I have not explored this option much, but Kryo
appears to be the Java
equivalent of Python
’s pickle
, but unlike pickle
it is not part of the
standard library. While it seems like a useful thing to support, I am not
interested in understanding how to convert my CSVs to Kryo
, and it seems very
Java
-centric. It’s also not a format that I’ve ever seen mentioned by other
graph databases, so it’s not the most portable.
Writing a bespoke script
One could always write their own script to convert every row in the CSV files to
an equivalent gremlin
program that creates the desired node/edge.
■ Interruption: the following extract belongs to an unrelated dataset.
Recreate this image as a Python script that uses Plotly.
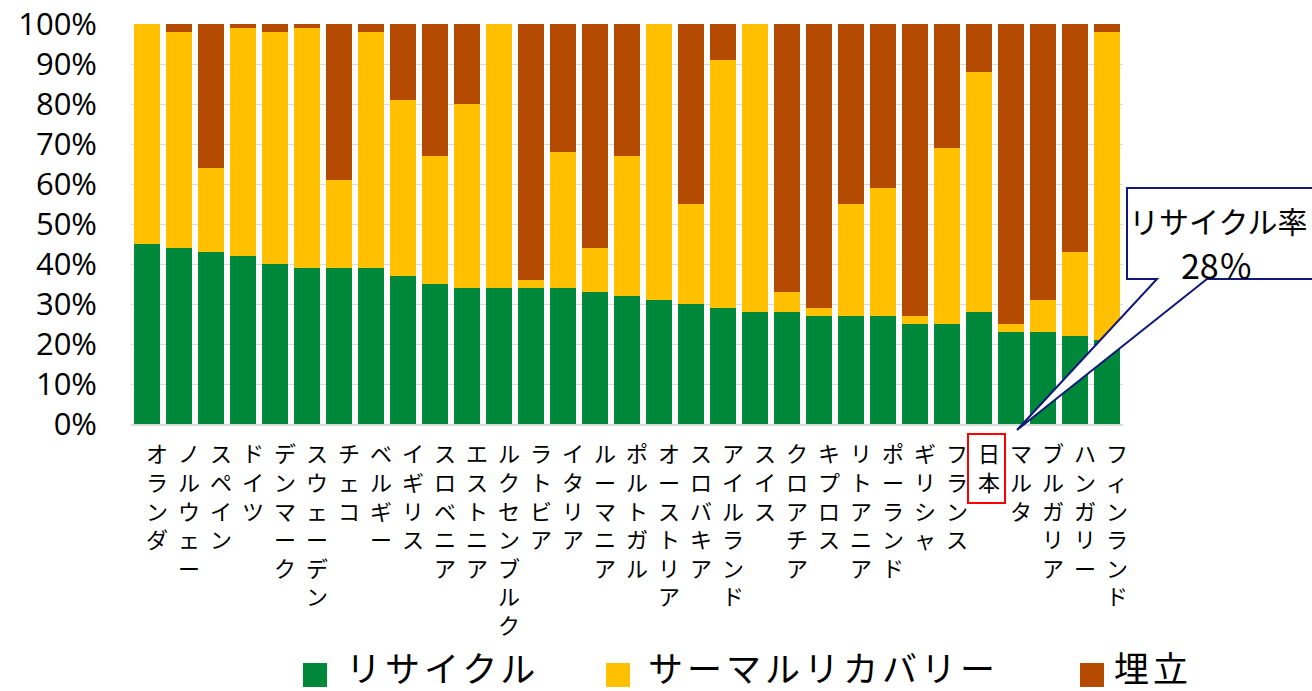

I briefly
explored writing a program to generate a gremlin
script that would create the
graph, but it’s easier and faster to just read the CSV within gremlin
itself.
While running this script on it’s own is fast, there seems to be no way to
invoke this efficiently in the REPL short of writing this functionality in java
and importing it since it seems to be impossible to turn of the output echoing
in the groovy
interpreter packaged with the default janusgraph
client docker
image (it seems like newer versions of groovy
support this feature). Here’s
some relevant snippets from the script I ended up writing (when I’m done with my
current efforts I’ll try to put the full code somewhere full
code):
def CSVToMap(filename) {
file = new File(filename)
lines = file.readLines()
// Get the CSV Header
header = lines[0].tokenize("|")
// Load the CSV file as a map using the header as keys
rows = []
lines[1..-1].each { line ->
def row = [:]
def props = line.tokenize("|")
for (int i = 0; i < props.size(); i++) {
if (header[i] == "id") {
row.put(header[i], props[i].toLong())
} else {
row.put(header[i], props[i])
}
}
rows << row
}
return rows
}
def constructVertices(g, label, allVertices) {
allVertices.each { vertexProps ->
v = g.addV(label).next()
vertexProps.each { key, val -> v.property(key, val) }
}
}
This could probably be made even simpler using a real CSV library instead of
implementing the parsing myself. Admittedly, it’s not too much effort, and I can
now serialize the graph into either GraphSON
(which would still have a
ridiculously high overhead due to duplicated edges), or Kyro
to avoid having
to reconstruct the graph for every clean run I want to do, but it feels
unsatisfying, and it’s unclear if this scales well. Posts from community members
on the JanusGraph
forum seemed to find that Groovy
scripts are too slow for
production usage, and projects on github
seem to use Java
for implementing
this instead.
Directly importing into the storage backend
This isn’t an option that I’ve explored very deeply, but in theory, if you
understand how JanusGraph
models data on it’s backing stores, you could write
directly to the backing store and take advantage of data ingest mechanisms
present in the backing store (e.g. load the data via SQL
queries). While this
seems to me like it would be the most performant approach, JanusGraph
’s
internal data model does not seem to be a part of it’s public API (though poking
around, it seems relatively feasible to figure out how to do this). For the
scale I’m currently interested in, writing my own importer is probably less
effort and easier to do, but in my opinion, this is the only “real” option for
serious usage.
Conclusion
JanusGraph
is a really cool piece of free software. Being able to choose your
own backend and have control over the infrastructure of your graph database
solution is a good thing for many usecases. However, the story around importing
data is a mess. There’s a number of forum posts where community members seem to
have struggled with the same problems, or resorted to writing Java
classes
that handle importing for them. Compared to my experience with Neo4J
, or even
my experience implementing some of these things at KatanaGraph
- this was far
more painful. GraphML
and GraphSON
both have their selling points, but their
flaws make them unusable for many usecases, which is sad because they could both
be so powerful if tweaked slightly - GraphML
needs better support for custom
datatypes, and GraphSON
needs a less insane format for encoding edges (which
weirdly enough, it seems like GraphSON
version 0.2
was better at?). It’s
possible that the true panacea was Kyro
all along, but the deep connection to
Java
pushed me away from it - while I could bite the bullet and setup a Java
development environment, using scripting languages like groovy
, or ideally
Python
makes for a nicer experience in the context of data exploration. While
the script I wrote to import data was not too hard to write, I can definitely
see data ingest being a reason that some teams might not proceed with
JanusGraph
as a production database. Hopefully this is something that will
improve with time, but it was definitely an adventure exploring and evaluating
the different options that are present today.